I prefer the use of their in the 3rd person neutral.

Yeah, I didn't mean to leave out violence in gay relationships. I did see some of that at shelters, and it was awful.

"And of course, there are English pronouns -- we can't refer to a person without knowing about his/her posession of a Y chromosome (without grammatical monstrosities like 'his/her')"

There are a variety of ways to refer to people without referring to their gender.

Even if one dislikes using "they" as a singular (and there's plenty of precedent for that in the history of the English language, regardless of whatever your high school English teacher told you), one can recast most references to the plural, or one can refer to "one," or one can engage in any number of other alternatives.

I've never found it particularly hard; you just have to take a bit of care.

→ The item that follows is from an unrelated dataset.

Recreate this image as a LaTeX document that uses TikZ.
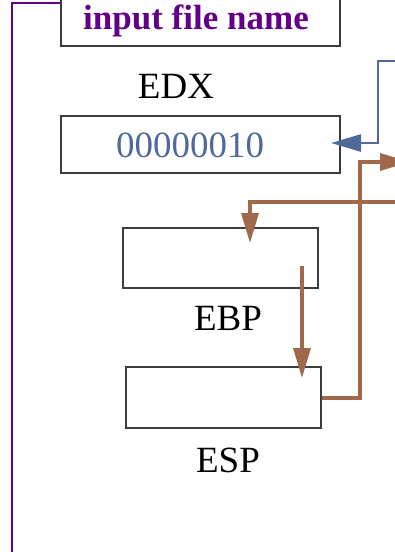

"No, Brett--men as well as women get physically abused, but the reason men get abused is not sexism."

Aside from this assertion being dubious, (Apparently your definition of "sexism" is as tendentious as your definition of "racism", or you'd understand that women can be sexists.) why the heck should somebody who's being abused care whether it's because of 'sexism', or just because their partner is a violent creep?

"Similarly, whites may occasionally lose out to blacks in our society, or even get abused, but they are not victims of racial discrimination. Discrimination is something powerful groups do to the weak, not the other way around."

Do you suppose that anybody who isn't driven to deny that blacks can be racists actually takes that tendentious definition of "racism" seriously? Way to define yourself as being right, Rea.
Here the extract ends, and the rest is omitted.